Given that you have people here speaking several languages at once (including me), and the frequent appearance of typos; it is generally not considered Kosher to be too pedantic about incorrect spellings. Mis-usage that does not corrupt the scientific content, is generally regarded as uncouth to comment on. And in the current instance; it is a rather humerous Malapropism.
I once had a very nice Chinese young lady comment that a missing office colleague was out on fraternity leave. As the lady in question was very single; it was an appropriate observation.
George
Reply: Oy, nitpicking about nitpicking, and btw, you misspelled humorous. ~ charles the sometimes anti-semantic moderator.
I see that Leif posted a comment not unlike mine, regarding the issue of statistical significance.
Nice to see I am not totally off in the wilderness.
George
Leif and George Smith,
The “no debating Antarctica has warmed” comment is, indeed, a contradiction.
I should have said that all reconstructions yield a positive trend, though in most cases the trend for the continent is not statistically significant. 😉
Mike Bryant (13:47:39)
In the future “Brave New World” there will not be poems any more…
They don´t like them..
I like the simple and accurate enviro-mentalists.
Nasif Nahle (13:21:18) :
As more often than never, I differ a bit with Leif Svalgaard’s opinion. Let’s assume the normalized TSI is 1367 W/m^2 (Modest. 1997) and the average of TSI measurements in 2008 deviates by -6.13 W/m^2 from the normalized TSI. I would say it is not significant if all deviations since 1700 AD were 1 W/m^2 above or below -6.13 W/m^2. However, if I see that the maximum deviation in the last 308 years has been -0.154 W/m^2, then I’m sure that the deviation of -6.13 W/m^2 is a significant deviation from the normalized TSI, whether it is only a measurement or not. Don’t you agree?
—————–
What are the significant digits on the 1367 W/m^2? What is the error on that number? At the very least give a standard deviation with proper significant figures. In any case, you can’t get better accuracy in the measurement than what it can do, anything smaller than that is part of the noise.

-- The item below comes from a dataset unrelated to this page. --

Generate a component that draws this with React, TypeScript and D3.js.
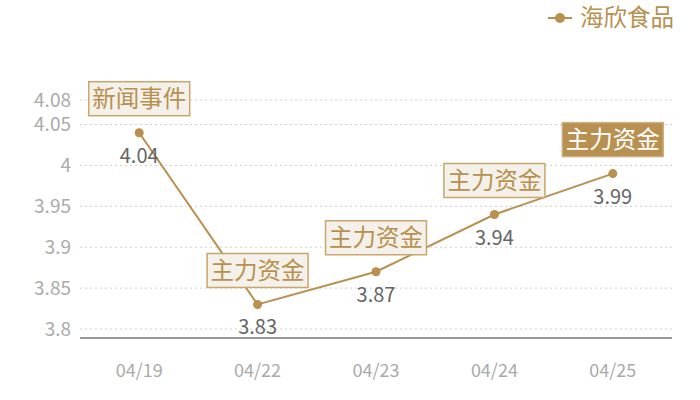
import * as d3 from "d3";

const WIDTH = 700;
const HEIGHT = 400;
const MARGIN = { top: 0, right: 28, bottom: 62, left: 80 };

const dates = ["04/19", "04/22", "04/23", "04/24", "04/25"];
const prices = [4.04, 3.83, 3.87, 3.94, 3.99];
const tags = ["新闻事件", "主力资金", "主力资金", "主力资金", "主力资金"];
const highlighted = [false, false, false, false, true];
const yTicks = [3.8, 3.85, 3.9, 3.95, 4, 4.05, 4.08];
const seriesName = "海欣食品";

const GOLD = "#b8904f";
const FONT = "'Noto Sans CJK SC', 'Noto Sans', sans-serif";

export default function App() {
  const boundsWidth = WIDTH - MARGIN.left - MARGIN.right;
  const bottom = HEIGHT - MARGIN.bottom;

  const xScale = d3.scaleBand().domain(dates).range([MARGIN.left, MARGIN.left + boundsWidth]);
  const yScale = d3.scaleLinear().domain([3.789, 4.08]).range([bottom, 100]);
  const xPos = (d: string) => (xScale(d) ?? 0) + xScale.bandwidth() / 2;

  const line = d3
    .line<number>()
    .x((_, i) => xPos(dates[i]))
    .y((v) => yScale(v));

  return (
    <svg
      width={WIDTH}
      height={HEIGHT}
      style={{ position: "absolute", top: 0, left: 0, fontFamily: FONT }}
    >
      <rect width={WIDTH} height={HEIGHT} fill="#fff" />

      {/* legend */}
      <g transform="translate(548,18)">
        <line x1={0} x2={24} y1={0} y2={0} stroke={GOLD} strokeWidth={2} />
        <circle cx={12} cy={0} r={5} fill={GOLD} />
        <text x={32} y={0} dy="0.36em" fontSize={23.5} fill={GOLD}>
          {seriesName}
        </text>
      </g>

      {/* grid + y labels */}
      {yTicks.map((t) => (
        <g key={t}>
          <line
            x1={MARGIN.left}
            x2={MARGIN.left + boundsWidth}
            y1={yScale(t)}
            y2={yScale(t)}
            stroke="#cfcfcf"
            strokeDasharray="2,3"
          />
          <text
            x={71}
            y={yScale(t)}
            dy="0.35em"
            textAnchor="end"
            fontSize={19}
            fill="#aaa"
          >
            {t}
          </text>
        </g>
      ))}

      {/* x axis */}
      <line
        x1={MARGIN.left}
        x2={MARGIN.left + boundsWidth}
        y1={bottom}
        y2={bottom}
        stroke="#333"
        strokeWidth={1.2}
      />
      {dates.map((d) => (
        <text
          key={d}
          x={xPos(d)}
          y={371}
          dy="0.35em"
          textAnchor="middle"
          fontSize={18}
          fill="#aaa"
        >
          {d}
        </text>
      ))}

      {/* series */}
      <path d={line(prices) ?? ""} fill="none" stroke={GOLD} strokeWidth={2} />
      {prices.map((v, i) => (
        <circle key={i} cx={xPos(dates[i])} cy={yScale(v)} r={4.5} fill={GOLD} />
      ))}
      {prices.map((v, i) => (
        <text
          key={i}
          x={xPos(dates[i])}
          y={yScale(v) + 23}
          dy="0.35em"
          textAnchor="middle"
          fontSize={20}
          fill="#666"
        >
          {v.toFixed(2)}
        </text>
      ))}

      {/* annotations */}
      {prices.map((v, i) => {
        const cx = xPos(dates[i]);
        const cy = yScale(v) - 34;
        const hl = highlighted[i];
        return (
          <g key={i}>
            <rect
              x={cx - 50.5}
              y={cy - 17}
              width={101}
              height={34}
              fill={hl ? GOLD : "#f4f0ea"}
              stroke={hl ? "#cbb085" : "#c9a66b"}
              strokeWidth={1.5}
            />
            <text
              x={cx}
              y={cy}
              dy="0.36em"
              textAnchor="middle"
              fontSize={23.5}
              fill={hl ? "#fff" : GOLD}
            >
              {tags[i]}
            </text>
          </g>
        );
      })}
    </svg>
  );
}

I wonder would Climate Clergy, with the possibility of adding the adjective Puritanical, do the trick. IE, the Climate Clergy at Real Climate believe in a puritanical…
While we are on the subject of naming and framing, what about everyone on this site substituting the word Spreadsheet for Model. Joe public would tend to put a lot more faith in a model than a spreadsheet so allowing model to be used in general parlance gives an air of scientific credibility to what is essentially a spreadsheet that represents the opinions of people whose jobs depend on Global Warming being, if not real, then funded.
The sentence, “the latest spreadsheet predicting 300,000 deaths a year from Global warming has been released by the puritantical climate clergy at … has a certain ring to it.
S
Chip,
I am not sure you want to use the term “Puritan” The Puritans were a rather stern lot but they weren’t stupid. Beside they were my ancestors and I have a real soft spot in my heart for them.
I really don’t want my great to the 10th power grandfather to be associated with the AGW crew.